Organizations should not believe that implementing an attractive PSA solution is the complete solution. It must be accompanied by a change project that looks at the processes within an organization. If the frontline never talks to sales teams, a new piece of

software will not resolve that. Such change projects must be driven by the business leadership and are probably more important that the implementation of the technology itself.

What should be the next generation of PSA?
It is not enough to concentrate on the specific functionality of a PSA. That is important, but each organization will have its own view on what is more important. It is the underlying architecture and strategy of the business that is delivering the PSA that is important.

The product should be extensible. Not just with additional modules but with specialist products. This is achievable through APIs or a native platform on which third party applications are built. A key indication of a PSA solution’s maturity is the size of its application ecosystem.

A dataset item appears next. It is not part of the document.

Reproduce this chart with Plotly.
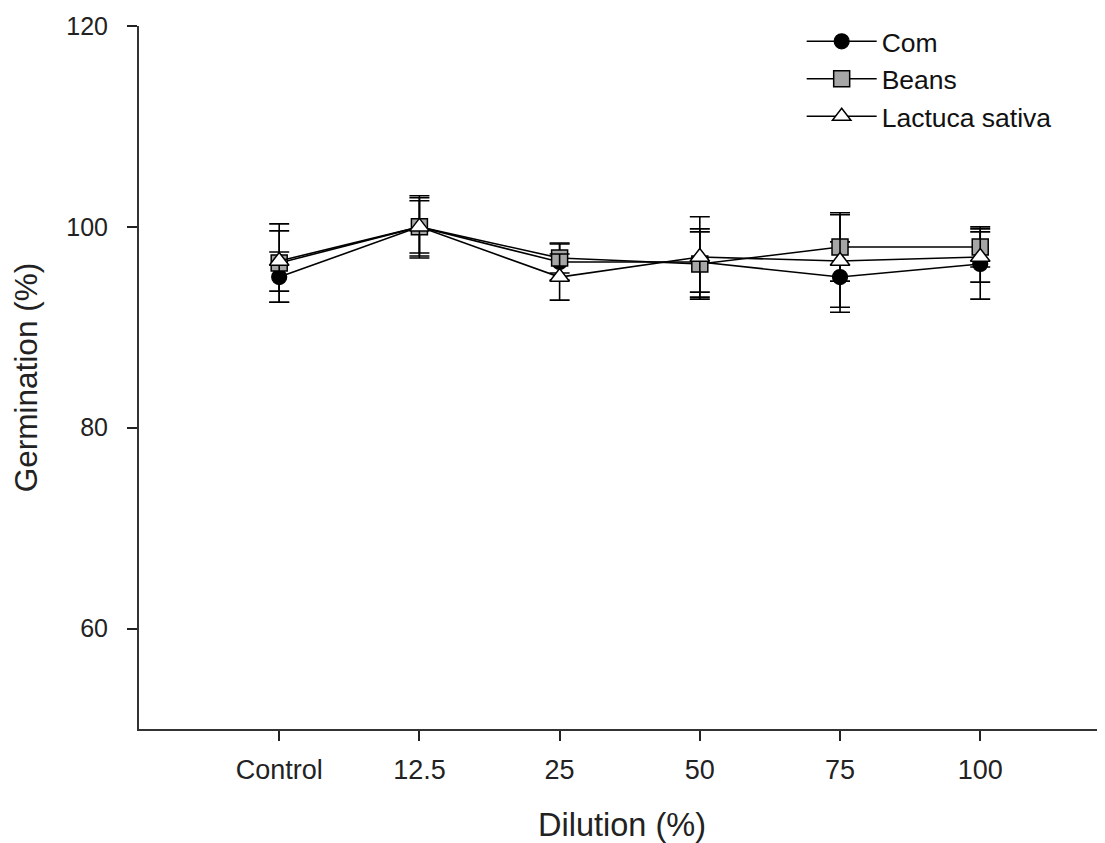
import plotly.graph_objects as go

categories = ["Control", "12.5", "25", "50", "75", "100"]
corn = [95.0, 100.0, 96.5, 96.5, 95.0, 96.3]
corn_err = [2.5, 3.1, 1.8, 3.0, 3.5, 3.5]
beans = [96.4, 100.0, 96.9, 96.3, 98.0, 98.0]
beans_err = [3.9, 2.9, 1.5, 3.5, 3.4, 2.0]
lactuca = [96.6, 100.0, 95.0, 97.0, 96.6, 97.0]
lactuca_err = [3.0, 2.6, 2.3, 4.0, 4.6, 2.5]
y_ticks = [60, 80, 100, 120]

xpos = list(range(len(categories)))
FONT = "Liberation Sans, Arial, sans-serif"

fig = go.Figure()
series = [
    ("Com", corn, corn_err, dict(symbol="circle", size=15, color="black", line=dict(color="black", width=1.2))),
    ("Beans", beans, beans_err, dict(symbol="square", size=16, color="#a6a6a6", line=dict(color="black", width=1.5))),
    ("Lactuca sativa", lactuca, lactuca_err, dict(symbol="triangle-up", size=17, color="white", line=dict(color="black", width=1.5))),
]
for name, vals, errs, marker in series:
    fig.add_trace(go.Scatter(
        x=xpos, y=vals, name=name, mode="lines+markers",
        line=dict(color="black", width=1.6),
        marker=marker,
        error_y=dict(type="data", array=errs, visible=True, color="black", thickness=1.6, width=10),
    ))

# figure sits at an 8px body offset in the page
fig.update_layout(
    width=1097, height=835,
    margin=dict(l=131, r=0, t=18, b=114),
    paper_bgcolor="white", plot_bgcolor="white",
    font=dict(family=FONT, size=25, color="#222"),
    showlegend=True,
    legend=dict(x=0.686, y=1.012, xanchor="left", yanchor="top",
                bgcolor="rgba(0,0,0,0)", font=dict(size=26.5, color="#111"),
                itemwidth=70, tracegroupgap=0),
    xaxis=dict(
        range=[-1, 5.89], tickmode="array", tickvals=xpos, ticktext=categories,
        showline=True, linecolor="#333", linewidth=2, ticks="outside", ticklen=10,
        tickwidth=2, tickcolor="#222", showgrid=False, zeroline=False,
        ticklabelstandoff=6,
        tickfont=dict(size=27, color="#222"),
        title=dict(text="Dilution (%)", font=dict(size=32.5, color="#222"), standoff=30),
    ),
    yaxis=dict(
        range=[50, 120], tickmode="array", tickvals=y_ticks,
        showline=True, linecolor="#333", linewidth=2, ticks="outside", ticklen=10,
        tickwidth=2, tickcolor="#222", showgrid=False, zeroline=False,
        ticklabelstandoff=14,
        tickfont=dict(size=25, color="#222"),
        title=dict(text="Germination (%)", font=dict(size=31.5, color="#222"), standoff=23),
    ),
)

fig.write_html("out.html")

The product should not just have the ability to add third party products, it also needs a roadmap itself. The vendor should be aware of and investing in the latest trends. Some of these are more important than others, for example the integration of HRM into PSA is increasingly important. Blockchain is still early in the hype cycle but there are uses, such as smart contracts that might be applicable to a PSO.

Are you stuck using spreadsheets or point solutions? Should you consider looking again at the software that is available? If you are not able to automate processes, measure KPIs or plan ahead within your current systems, it is time to look ahead. A new generation of PSA software awaits.